The Budget Beauty Alternative
The real secret to affordable skincare isn’t collecting luxury samples. It’s finding affordable products that actually work and using them consistently.
A $15 CeraVe moisturizer used daily for 3 months will do more for your skin than 20 deluxe samples of fancy creams used randomly. Consistency beats prestige. Always.
I’ve also learned that most expensive skincare has affordable alternatives with nearly identical ingredient lists. That $100 vitamin C serum? There’s probably a $20 version with the same active at the same concentration. You don’t need samples of the expensive one. You need to understand what actually works and find the cheapest version of it.

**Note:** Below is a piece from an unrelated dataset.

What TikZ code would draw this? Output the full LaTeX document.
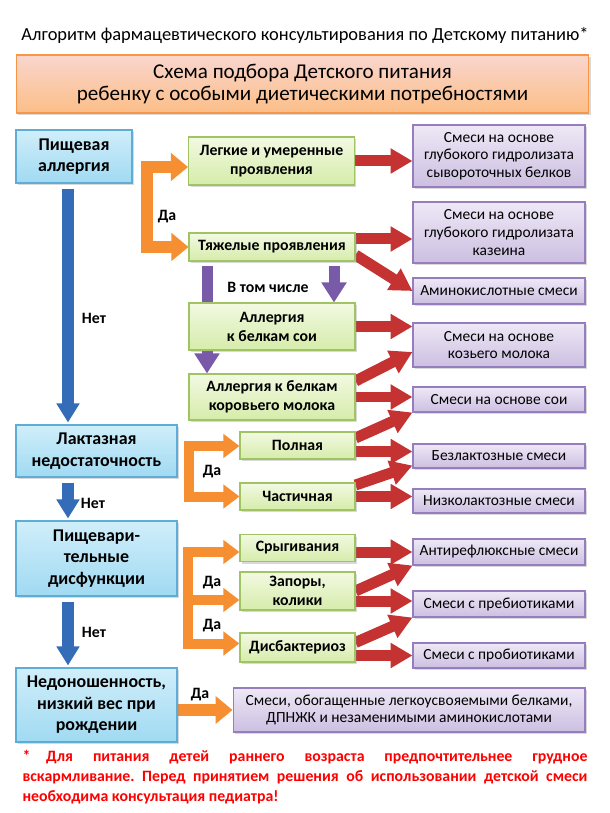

Breaking the Sample Collection Habit
If you’re a sample hoarder like I was, here’s how to stop:
Unsubscribe from Sephora emails. The “free sample with $35 purchase” emails are designed to make you shop when you weren’t planning to. Remove the temptation.
Calculate what samples actually cost you. Look at your last few orders. What did you add just to hit a threshold? What did those “free” samples really cost?
Use up what you have. Go through your sample stash. Either use them (even if just as hand cream or travel products) or give them away. Seeing the pile shrink helps break the accumulation mindset.
Set a skincare budget. When you have a fixed amount to spend, you get picky about what deserves space in that budget. Random samples don’t make the cut when money is limited.
What This Saved Me
Last year, I tracked everything. By skipping the sample-chasing behavior and buying intentionally, I spent about 40% less on skincare while actually having a more effective routine. Fewer products, used consistently, with no “just to hit the threshold” purchases cluttering my bathroom.
The samples were never really free. They were a marketing strategy I was paying for without realizing it. Once you see it, you can’t unsee it.
Your money is better spent on full-size products you’ve researched, from brands at price points that make sense for your budget. The sample economy is designed to keep you spending. The way out is to opt out entirely.